● DATA SHOWN
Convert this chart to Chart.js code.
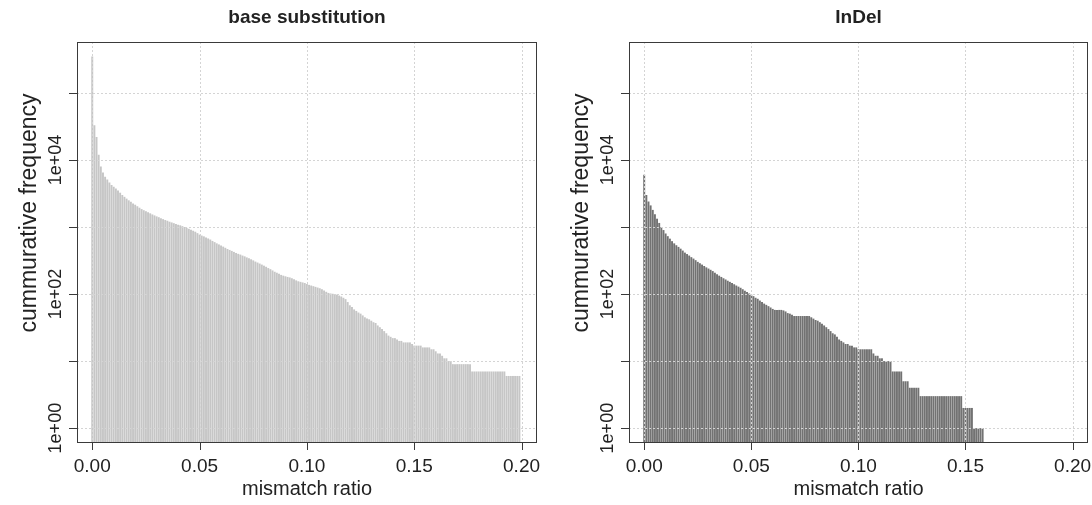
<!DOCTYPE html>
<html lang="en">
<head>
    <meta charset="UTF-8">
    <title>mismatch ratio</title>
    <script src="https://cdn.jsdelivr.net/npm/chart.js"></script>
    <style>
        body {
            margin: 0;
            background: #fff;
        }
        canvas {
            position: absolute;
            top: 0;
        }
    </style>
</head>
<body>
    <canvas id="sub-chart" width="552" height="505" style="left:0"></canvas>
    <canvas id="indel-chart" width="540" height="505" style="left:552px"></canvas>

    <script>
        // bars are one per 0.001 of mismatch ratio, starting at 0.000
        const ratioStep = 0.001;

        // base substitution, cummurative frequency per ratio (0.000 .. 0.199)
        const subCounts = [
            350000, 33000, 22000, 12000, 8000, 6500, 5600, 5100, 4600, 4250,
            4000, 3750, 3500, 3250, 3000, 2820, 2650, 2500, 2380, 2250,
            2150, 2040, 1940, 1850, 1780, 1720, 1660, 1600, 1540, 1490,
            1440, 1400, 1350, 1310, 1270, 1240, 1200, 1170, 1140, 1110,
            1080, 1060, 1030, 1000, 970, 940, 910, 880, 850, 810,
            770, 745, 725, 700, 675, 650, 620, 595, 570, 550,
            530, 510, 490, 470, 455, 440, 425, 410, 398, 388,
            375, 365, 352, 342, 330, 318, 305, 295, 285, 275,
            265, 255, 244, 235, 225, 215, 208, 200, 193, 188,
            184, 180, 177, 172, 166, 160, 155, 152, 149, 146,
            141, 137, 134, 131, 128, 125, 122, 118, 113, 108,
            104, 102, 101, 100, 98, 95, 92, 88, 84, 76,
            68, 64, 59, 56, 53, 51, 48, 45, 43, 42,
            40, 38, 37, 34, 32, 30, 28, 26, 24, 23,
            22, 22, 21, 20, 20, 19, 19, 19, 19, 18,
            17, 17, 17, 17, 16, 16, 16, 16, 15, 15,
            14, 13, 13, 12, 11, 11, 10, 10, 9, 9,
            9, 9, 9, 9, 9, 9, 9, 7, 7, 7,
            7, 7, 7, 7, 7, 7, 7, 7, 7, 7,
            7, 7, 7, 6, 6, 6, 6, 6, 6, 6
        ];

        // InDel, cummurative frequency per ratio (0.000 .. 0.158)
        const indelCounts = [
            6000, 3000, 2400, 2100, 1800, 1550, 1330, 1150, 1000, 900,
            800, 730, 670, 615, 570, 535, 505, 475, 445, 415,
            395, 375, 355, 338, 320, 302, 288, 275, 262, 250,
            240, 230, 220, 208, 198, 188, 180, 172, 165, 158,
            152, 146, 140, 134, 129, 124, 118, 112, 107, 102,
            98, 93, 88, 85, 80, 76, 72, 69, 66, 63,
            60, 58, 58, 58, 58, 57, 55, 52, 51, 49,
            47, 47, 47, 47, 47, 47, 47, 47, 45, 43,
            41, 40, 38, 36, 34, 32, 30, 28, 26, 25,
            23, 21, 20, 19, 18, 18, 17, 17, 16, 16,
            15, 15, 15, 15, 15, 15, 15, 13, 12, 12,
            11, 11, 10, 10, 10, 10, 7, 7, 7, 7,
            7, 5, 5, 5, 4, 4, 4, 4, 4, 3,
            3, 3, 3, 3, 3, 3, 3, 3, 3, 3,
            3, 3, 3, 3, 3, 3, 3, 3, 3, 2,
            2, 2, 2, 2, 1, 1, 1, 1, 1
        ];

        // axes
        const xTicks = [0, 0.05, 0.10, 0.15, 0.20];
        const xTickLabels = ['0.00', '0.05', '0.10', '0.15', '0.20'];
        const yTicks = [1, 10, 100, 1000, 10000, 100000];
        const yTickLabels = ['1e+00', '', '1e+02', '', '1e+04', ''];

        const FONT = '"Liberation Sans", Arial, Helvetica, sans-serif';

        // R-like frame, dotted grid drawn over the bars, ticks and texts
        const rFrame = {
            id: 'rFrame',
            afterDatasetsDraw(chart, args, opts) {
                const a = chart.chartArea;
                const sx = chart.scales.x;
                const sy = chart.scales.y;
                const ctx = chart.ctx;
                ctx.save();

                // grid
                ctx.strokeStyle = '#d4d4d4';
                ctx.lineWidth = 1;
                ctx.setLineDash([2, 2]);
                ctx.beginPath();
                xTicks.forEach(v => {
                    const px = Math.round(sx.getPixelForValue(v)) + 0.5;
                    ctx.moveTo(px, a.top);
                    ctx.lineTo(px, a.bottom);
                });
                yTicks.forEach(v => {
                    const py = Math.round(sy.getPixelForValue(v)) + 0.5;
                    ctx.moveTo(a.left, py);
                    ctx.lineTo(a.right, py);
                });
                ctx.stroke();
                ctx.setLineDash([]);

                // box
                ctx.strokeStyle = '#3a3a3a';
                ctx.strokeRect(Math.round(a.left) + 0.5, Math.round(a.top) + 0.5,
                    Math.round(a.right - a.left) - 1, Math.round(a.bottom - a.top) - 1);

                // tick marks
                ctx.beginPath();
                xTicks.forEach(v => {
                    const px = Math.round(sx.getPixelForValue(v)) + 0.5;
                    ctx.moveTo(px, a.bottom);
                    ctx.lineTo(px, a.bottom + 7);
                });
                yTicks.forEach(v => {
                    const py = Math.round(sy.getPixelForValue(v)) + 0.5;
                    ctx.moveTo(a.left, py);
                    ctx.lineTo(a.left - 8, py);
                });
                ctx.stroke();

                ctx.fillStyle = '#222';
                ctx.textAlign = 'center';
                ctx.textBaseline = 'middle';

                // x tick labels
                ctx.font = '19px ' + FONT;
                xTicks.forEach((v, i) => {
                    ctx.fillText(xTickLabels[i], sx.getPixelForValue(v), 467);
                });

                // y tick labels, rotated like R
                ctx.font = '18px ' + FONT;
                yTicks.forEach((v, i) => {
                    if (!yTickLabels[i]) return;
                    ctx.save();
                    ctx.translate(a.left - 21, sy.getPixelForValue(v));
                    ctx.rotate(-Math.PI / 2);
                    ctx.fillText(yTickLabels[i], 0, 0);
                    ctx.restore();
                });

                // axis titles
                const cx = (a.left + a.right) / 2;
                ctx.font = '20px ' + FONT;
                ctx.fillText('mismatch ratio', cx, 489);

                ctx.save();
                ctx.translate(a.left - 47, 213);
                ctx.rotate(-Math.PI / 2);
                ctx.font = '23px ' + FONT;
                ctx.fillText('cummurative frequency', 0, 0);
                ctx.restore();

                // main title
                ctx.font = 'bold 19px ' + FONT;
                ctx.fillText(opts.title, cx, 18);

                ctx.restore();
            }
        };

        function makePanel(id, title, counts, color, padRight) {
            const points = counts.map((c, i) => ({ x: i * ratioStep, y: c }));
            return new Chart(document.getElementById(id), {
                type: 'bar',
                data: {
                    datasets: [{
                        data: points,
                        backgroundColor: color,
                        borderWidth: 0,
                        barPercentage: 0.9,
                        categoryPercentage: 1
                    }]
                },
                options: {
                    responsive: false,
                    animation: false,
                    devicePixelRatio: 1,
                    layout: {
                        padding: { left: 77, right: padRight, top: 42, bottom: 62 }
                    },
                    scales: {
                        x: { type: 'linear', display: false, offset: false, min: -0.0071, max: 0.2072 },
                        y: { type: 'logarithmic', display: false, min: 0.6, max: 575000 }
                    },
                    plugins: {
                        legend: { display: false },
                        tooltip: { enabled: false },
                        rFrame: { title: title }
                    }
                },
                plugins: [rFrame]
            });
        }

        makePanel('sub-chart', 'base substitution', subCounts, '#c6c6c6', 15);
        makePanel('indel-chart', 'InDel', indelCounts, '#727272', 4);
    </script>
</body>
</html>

...

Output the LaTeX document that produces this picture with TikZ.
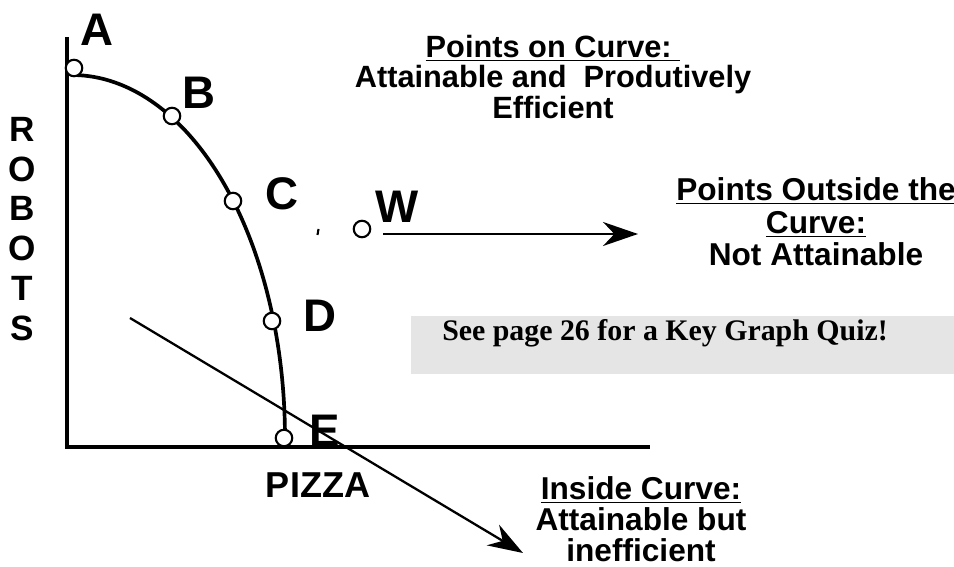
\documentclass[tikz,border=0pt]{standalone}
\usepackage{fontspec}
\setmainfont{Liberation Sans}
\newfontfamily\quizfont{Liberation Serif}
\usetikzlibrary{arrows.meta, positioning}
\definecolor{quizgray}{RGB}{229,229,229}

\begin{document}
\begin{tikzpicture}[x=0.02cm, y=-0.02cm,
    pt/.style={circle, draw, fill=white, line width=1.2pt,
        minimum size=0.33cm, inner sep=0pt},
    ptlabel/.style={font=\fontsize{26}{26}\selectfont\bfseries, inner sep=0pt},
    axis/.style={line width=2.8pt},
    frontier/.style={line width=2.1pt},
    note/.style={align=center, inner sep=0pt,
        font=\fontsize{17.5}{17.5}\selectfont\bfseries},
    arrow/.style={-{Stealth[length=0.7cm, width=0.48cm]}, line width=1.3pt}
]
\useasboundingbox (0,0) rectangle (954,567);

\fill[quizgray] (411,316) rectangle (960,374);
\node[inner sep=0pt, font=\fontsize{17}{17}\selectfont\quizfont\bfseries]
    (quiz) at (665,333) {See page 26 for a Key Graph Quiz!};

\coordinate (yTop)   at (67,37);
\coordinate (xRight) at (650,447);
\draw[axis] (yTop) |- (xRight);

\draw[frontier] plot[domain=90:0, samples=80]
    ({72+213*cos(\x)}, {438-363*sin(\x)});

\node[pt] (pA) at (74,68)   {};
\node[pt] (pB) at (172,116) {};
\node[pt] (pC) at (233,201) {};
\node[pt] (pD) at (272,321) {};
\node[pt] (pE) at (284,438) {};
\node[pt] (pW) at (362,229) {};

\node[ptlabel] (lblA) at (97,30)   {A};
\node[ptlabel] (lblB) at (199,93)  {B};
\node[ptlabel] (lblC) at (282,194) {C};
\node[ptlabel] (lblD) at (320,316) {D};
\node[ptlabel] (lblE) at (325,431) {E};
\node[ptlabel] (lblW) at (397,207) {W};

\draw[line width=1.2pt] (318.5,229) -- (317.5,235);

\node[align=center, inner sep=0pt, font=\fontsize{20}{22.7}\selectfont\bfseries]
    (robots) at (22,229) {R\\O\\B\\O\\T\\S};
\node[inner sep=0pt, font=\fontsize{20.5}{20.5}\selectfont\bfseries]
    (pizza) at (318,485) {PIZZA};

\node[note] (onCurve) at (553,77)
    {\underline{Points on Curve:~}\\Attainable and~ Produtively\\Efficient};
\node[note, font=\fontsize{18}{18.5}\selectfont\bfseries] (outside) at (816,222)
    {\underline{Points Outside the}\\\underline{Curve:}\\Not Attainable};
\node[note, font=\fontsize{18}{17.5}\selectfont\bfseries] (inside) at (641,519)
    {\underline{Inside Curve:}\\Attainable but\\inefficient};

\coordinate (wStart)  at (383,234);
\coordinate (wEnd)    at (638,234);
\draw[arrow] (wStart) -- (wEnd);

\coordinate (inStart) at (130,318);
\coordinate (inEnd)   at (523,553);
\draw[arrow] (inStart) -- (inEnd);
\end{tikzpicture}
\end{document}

● THE PROBLEM
Copy exactly, and copy only, the lines from the one with "Convert this chart to Chart.js code." to the one with "const ratioStep = 0.001;", ends included. Pictures are not part of the copy.

● RESPONSE
Convert this chart to Chart.js code.
<!DOCTYPE html>
<html lang="en">
<head>
    <meta charset="UTF-8">
    <title>mismatch ratio</title>
    <script src="https://cdn.jsdelivr.net/npm/chart.js"></script>
    <style>
        body {
            margin: 0;
            background: #fff;
        }
        canvas {
            position: absolute;
            top: 0;
        }
    </style>
</head>
<body>
    <canvas id="sub-chart" width="552" height="505" style="left:0"></canvas>
    <canvas id="indel-chart" width="540" height="505" style="left:552px"></canvas>

    <script>
        // bars are one per 0.001 of mismatch ratio, starting at 0.000
        const ratioStep = 0.001;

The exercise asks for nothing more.